One of the problems with the inter-island market is that people want jets but the routes do not justify jet service. The ATR72 or Q400 would be ideal for the routes. The time difference between a Q400 and a jet is not that much, even on the longest route.
One of these days, the general public will hopefully learn that modern turboprops are not bad.
You think that the Q400 is a vastly cheaper to operate aicraft, however, it’s really not.
Its CASM and TOC is only slightly cheaper than the CRJ700. It’s TOC is actually HIGHER than the CRJ-200 and it’s CASM not drastically lower. Its acquisition cost is lower than a new CRJ700, but with the glut of 50 seat RJ’s hitting the market, it’s probably more expensive than a used CRJ-100 or -200.
Didn’t realize that. Is that an “ideal” range where its costs would be better than a CRJ700 or similar?
Do you have a source?
My source is Bombardier - bombardier.com/en/0_0/0_0_1_ … 7_CSFB.pdf
It’s a PDF file, go to page 21. It’ll take awhile to figure out what everything is on it and everything is based on a 500 nm segment length (if it wasn’t the graphic would be 3D and virtually impossible to understand), but it’s a really cool piece of information.

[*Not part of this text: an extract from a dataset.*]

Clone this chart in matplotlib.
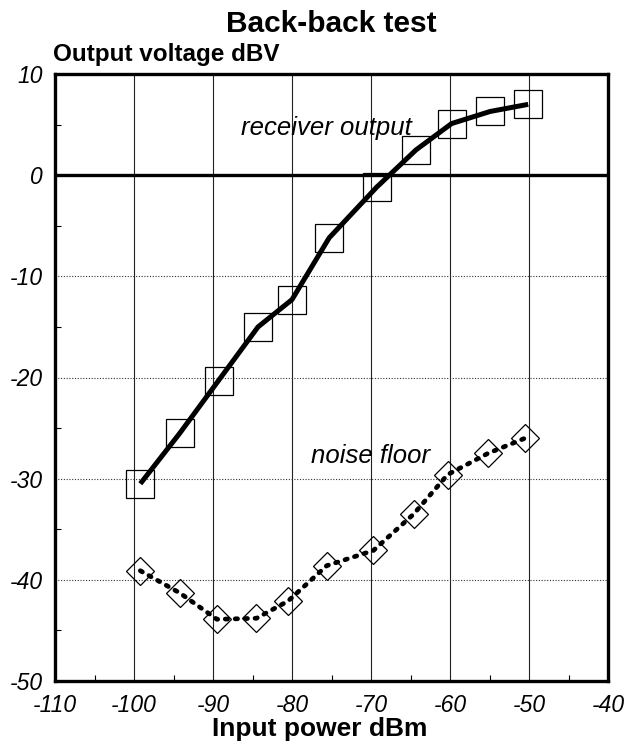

Also, see page 25 where you can see a 200NM segment where the Q400 does make more sense.
…and Honolulu to Hilo is 187NM.
yeah, for Hilo and Kona a Q400 probably does make some sense, although lined up against Hawaiian 717’s I don’t know who’d book you unless you significantly undercut them.
The market needs a true modern 100-120 seat aircraft, as outlined in the latter pages of that document.